American economist (1931–2000)

Paul Theodore Heyne (November 2, 1931 – April 9, 2000) was an American economist and academic who lectured on economics at the University of Washington in Seattle.

Heyne received two divinity degrees from Concordia Seminary in St. Louis, took his master's degree at Washington University and his PhD in ethics and society at the University of Chicago. He came to the UW in 1976 and reportedly turned down a tenured position to become a senior lecturer because of his interest in teaching undergraduates.

Heyne promoted economics through his interests with religion, social issues, justice and free-market economies. His best-known work was his critically acclaimed introductory textbook The Economic Way of Thinking, which sold 200,000 copies in Russia alone and has been translated in Bulgarian, Czech, Hungarian, Romanian and other languages. Heyne was largely committed to undergraduate education.

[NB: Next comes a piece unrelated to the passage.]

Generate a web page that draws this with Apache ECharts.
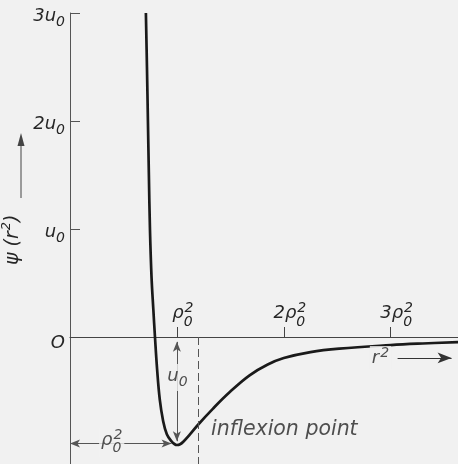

Heyne, a native of St. Louis, Missouri, died in Seattle, aged 68.

==Selected bibliography==

- 1976. Paul T. Heyne, Thomas Johnson. Toward Economic Understanding. ISBN 9780574192554. Science Research Associates.
- 2000. Paul Heyne A Student's Guide to Economics: Volume 3 of ISI Guides to the Major Disciplines. ISBN 978-1882926442. Intercollegiate Studies Institute.
- 2008. Paul T. Heyne, Geoffrey Brennan, A. M. C. Waterman. "Are Economists Basically Immoral?": And Other Essays on Economics, Ethics, and Religion. ISBN 9780865977136. Liberty Fund.
- 2013. Paul L. Heyne, Peter J. Boettke, David L. Prychitko.The Economic Way of Thinking: Pearson New International Edition. ISBN 9781292053608. Pearson Education.